_DATA SEGMENT_:
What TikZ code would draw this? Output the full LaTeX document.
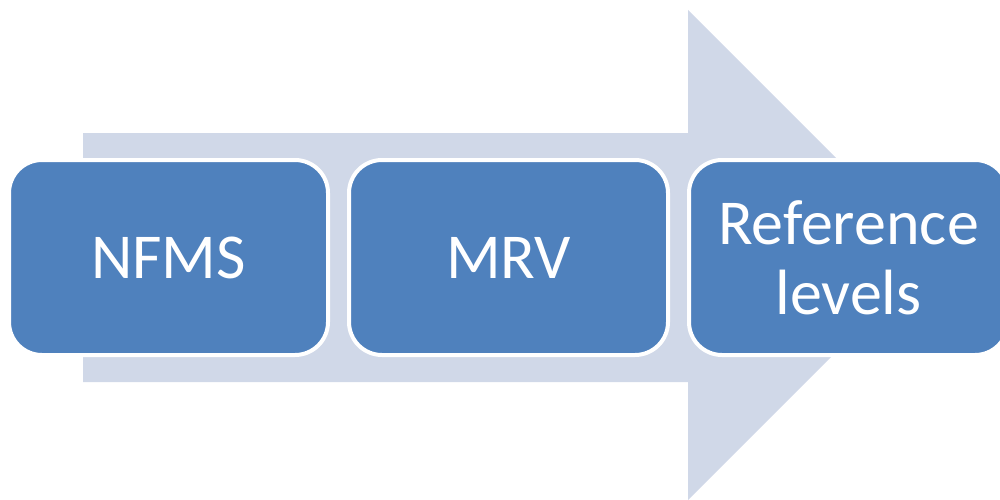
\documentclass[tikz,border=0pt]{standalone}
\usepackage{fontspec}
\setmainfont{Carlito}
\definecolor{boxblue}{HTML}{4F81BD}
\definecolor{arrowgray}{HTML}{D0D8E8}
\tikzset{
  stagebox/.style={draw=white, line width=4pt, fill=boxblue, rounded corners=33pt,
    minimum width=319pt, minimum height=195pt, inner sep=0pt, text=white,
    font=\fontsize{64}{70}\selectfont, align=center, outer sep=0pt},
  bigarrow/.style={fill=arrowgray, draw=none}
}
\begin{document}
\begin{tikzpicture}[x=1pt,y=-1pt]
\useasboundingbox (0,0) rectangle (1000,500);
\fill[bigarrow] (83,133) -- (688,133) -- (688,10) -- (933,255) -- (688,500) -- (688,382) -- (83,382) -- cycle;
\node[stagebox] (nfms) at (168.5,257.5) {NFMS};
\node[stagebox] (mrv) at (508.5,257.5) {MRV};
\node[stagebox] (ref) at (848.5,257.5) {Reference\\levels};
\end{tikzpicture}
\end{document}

_AIM OF THE EXERCISE_: Repeat the listing in full and exactly. Do not include any images.

_FULL RESPONSE_:
What TikZ code would draw this? Output the full LaTeX document.
\documentclass[tikz,border=0pt]{standalone}
\usepackage{fontspec}
\setmainfont{Carlito}
\definecolor{boxblue}{HTML}{4F81BD}
\definecolor{arrowgray}{HTML}{D0D8E8}
\tikzset{
  stagebox/.style={draw=white, line width=4pt, fill=boxblue, rounded corners=33pt,
    minimum width=319pt, minimum height=195pt, inner sep=0pt, text=white,
    font=\fontsize{64}{70}\selectfont, align=center, outer sep=0pt},
  bigarrow/.style={fill=arrowgray, draw=none}
}
\begin{document}
\begin{tikzpicture}[x=1pt,y=-1pt]
\useasboundingbox (0,0) rectangle (1000,500);
\fill[bigarrow] (83,133) -- (688,133) -- (688,10) -- (933,255) -- (688,500) -- (688,382) -- (83,382) -- cycle;
\node[stagebox] (nfms) at (168.5,257.5) {NFMS};
\node[stagebox] (mrv) at (508.5,257.5) {MRV};
\node[stagebox] (ref) at (848.5,257.5) {Reference\\levels};
\end{tikzpicture}
\end{document}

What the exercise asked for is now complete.